Requirements. Where does the string "diagram" appear in the records? Copy every line that contains it.

++++ Record extracts

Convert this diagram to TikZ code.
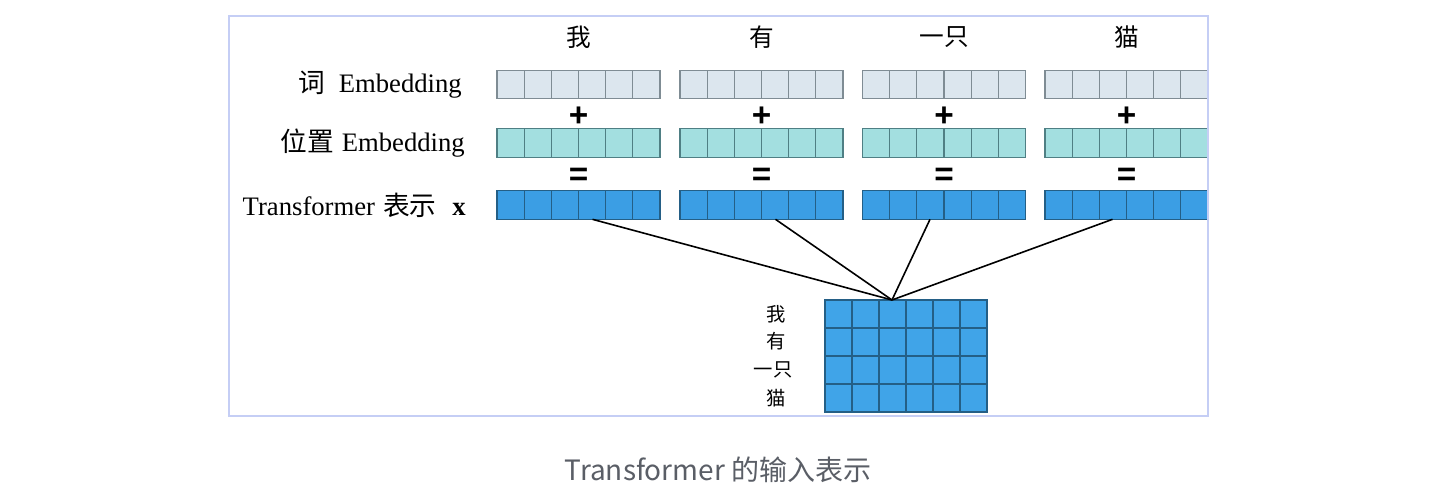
\documentclass[tikz,border=0pt]{standalone}
\usepackage{fontspec}
\setmainfont{Liberation Serif}
\newfontfamily\cjk{Noto Sans CJK SC}
\newfontfamily\opfont{Liberation Sans}
\usetikzlibrary{calc}
\definecolor{framec}{HTML}{C5CEF5}
\definecolor{wfill}{HTML}{DCE6EE}
\definecolor{pfill}{HTML}{A3DFE0}
\definecolor{tfill}{HTML}{3B9EE4}
\definecolor{mfill}{HTML}{40A4E8}
\definecolor{wline}{HTML}{7F8C94}
\definecolor{pline}{HTML}{4F7F84}
\definecolor{tline}{HTML}{245F86}
\definecolor{capc}{HTML}{5A5E66}
\begin{document}
\begin{tikzpicture}[x=0.75pt,y=-0.75pt,
  bar/.style={draw, line width=0.9pt, minimum width=122.25pt, minimum height=21.5pt, inner sep=0pt, outer sep=0pt},
  wbar/.style={bar, fill=wfill, draw=wline},
  pbar/.style={bar, fill=pfill, draw=pline},
  tbar/.style={bar, fill=tfill, draw=tline},
  lab/.style={anchor=east, inner sep=0pt, font=\fontsize{20pt}{23pt}\selectfont},
  word/.style={inner sep=0pt, font=\cjk\fontsize{18.5pt}{21pt}\selectfont},
  op/.style={inner sep=0pt, font=\opfont\bfseries\fontsize{25pt}{28pt}\selectfont},
  rowlab/.style={inner sep=0pt, font=\cjk\fontsize{14.5pt}{17pt}\selectfont},
  conn/.style={line width=1.2pt, black}]
\useasboundingbox (0,0) rectangle (1446,498);
\fill[white] (0,0) rectangle (1446,498);
% bars
\foreach \n/\cx in {1/578.5, 2/761.5, 3/944, 4/1126.5} {
  \node[wbar] (w\n) at (\cx,84.5) {};
  \node[pbar] (p\n) at (\cx,143) {};
  \node[tbar] (t\n) at (\cx,205) {};
  \foreach \r/\lc in {w/wline, p/pline, t/tline}
    \foreach \i in {1,...,5}
      \draw[line width=0.9pt, draw=\lc] ($(\r\n.north west)!\i/6!(\r\n.north east)$) -- ($(\r\n.south west)!\i/6!(\r\n.south east)$);
  \node[op] (plus\n) at (\cx,117) {+};
  \node[op] (eq\n) at (\cx,176.5) {=};
}
% words
\node[word] (s1) at (578.5,37) {我};
\node[word] (s2) at (761.5,37) {有};
\node[word] (s3) at (944,37) {一只};
\node[word] (s4) at (1126.5,37) {猫};
% labels
\node[lab] (lw) at (462,85) {{\cjk 词}\hspace{0.5em}Embedding};
\node[lab] (lp) at (465,143) {{\cjk 位置}\hspace{0.3em}Embedding};
\node[lab] (lt) at (466,205) {Transformer\hspace{0.3em}{\cjk 表示}\hspace{0.6em}\textbf{x}};
% matrix
\node[draw=tline, fill=mfill, line width=0.9pt, minimum width=121.5pt, minimum height=84pt, inner sep=0pt, outer sep=0pt] (M) at (906,356) {};
\foreach \i in {1,...,5}
  \draw[line width=0.9pt, draw=tline] ($(M.north west)!\i/6!(M.north east)$) -- ($(M.south west)!\i/6!(M.south east)$);
\foreach \i in {1,2,3}
  \draw[line width=0.9pt, draw=tline] ($(M.north west)!\i/4!(M.south west)$) -- ($(M.north east)!\i/4!(M.south east)$);
\node[rowlab] (r1) at (776,314) {我};
\node[rowlab] (r2) at (776,341) {有};
\node[rowlab] (r3) at (773,370) {一只};
\node[rowlab] (r4) at (776,398) {猫};
% connectors
\coordinate (hub) at ($(M.north)+(-14,0)$);
\draw[conn] ($(t1.south)+(14,0)$) -- (hub);
\draw[conn] ($(t2.south)+(14,0)$) -- (hub);
\draw[conn] ($(t3.south)+(-14,0)$) -- (hub);
\draw[conn] ($(t4.south)+(-14,0)$) -- (hub);
% frame
\draw[framec, line width=1.6pt] (229,16) rectangle (1208,416);
% caption
\node[inner sep=0pt, text=capc, font=\cjk\fontsize{21pt}{24pt}\selectfont] (cap) at (718,470) {Transformer 的输入表示};
\end{tikzpicture}
\end{document}
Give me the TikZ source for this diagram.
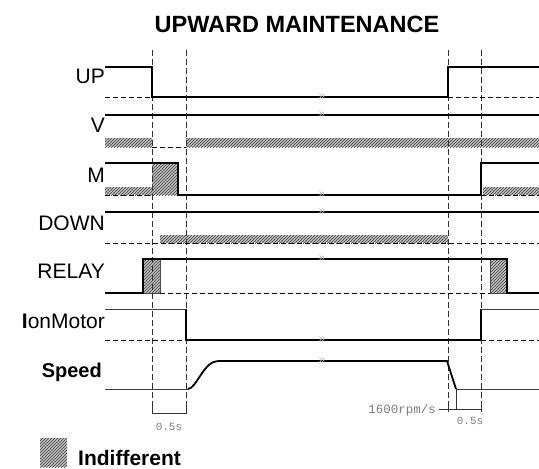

++++++++

Task response.
Convert this diagram to TikZ code.
Give me the TikZ source for this diagram.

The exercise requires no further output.